New York Cases Dealing With ''Vicious Propensities''

The caselaw is not particularly consistent on whether it is sufficient to support a finding of "vicious propensities." In McLane v. Jones (21 AD3d 1376, 801 N.Y.S.2d 644 [4th Dept 2005]), on a defendant's motion for summary judgment, the Fourth Department concluded that the plaintiff raised an issue of fact with evidence that the "defendant's dog would run along defendant's side-yard fence and would behave in an aggressive manner by jumping on the fence, casting her paws over the fence, and barking and growling as pedestrians passed by the house" (see id. at 1377.) In Roupp v. Conrad (287 AD2d 937, 731 N.Y.S.2d 545 [3d Dept 2001]), on the defendants' motion for summary judgment, the Third Department concluded that "evidence that [the dog] would often jump on the fence in defendants' front yard and bark or growl at people walking by the house does not demonstrate vicious propensities" (see id. at 938.) And in Rose v.

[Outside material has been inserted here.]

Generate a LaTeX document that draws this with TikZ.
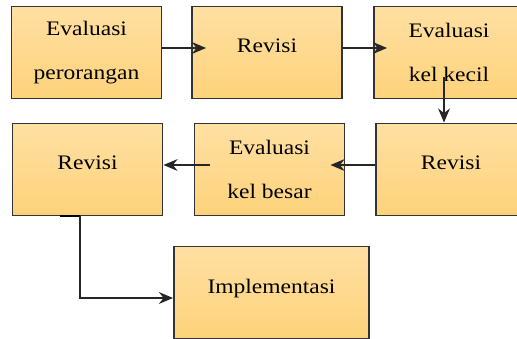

Heaton (39 AD3d 937, 833 N.Y.S.2d 291 [3d Dept 2007]), also on the defendants' motion for summary judgment, the Third Department stated that where "all three of defendants' dogs rushed toward the fence," with the subject dog "leading the pack and . . . barking and growling," the "dog's behavior simply does not rise to the level of raising an issue of fact regarding his vicious propensities" (see id. at 939.)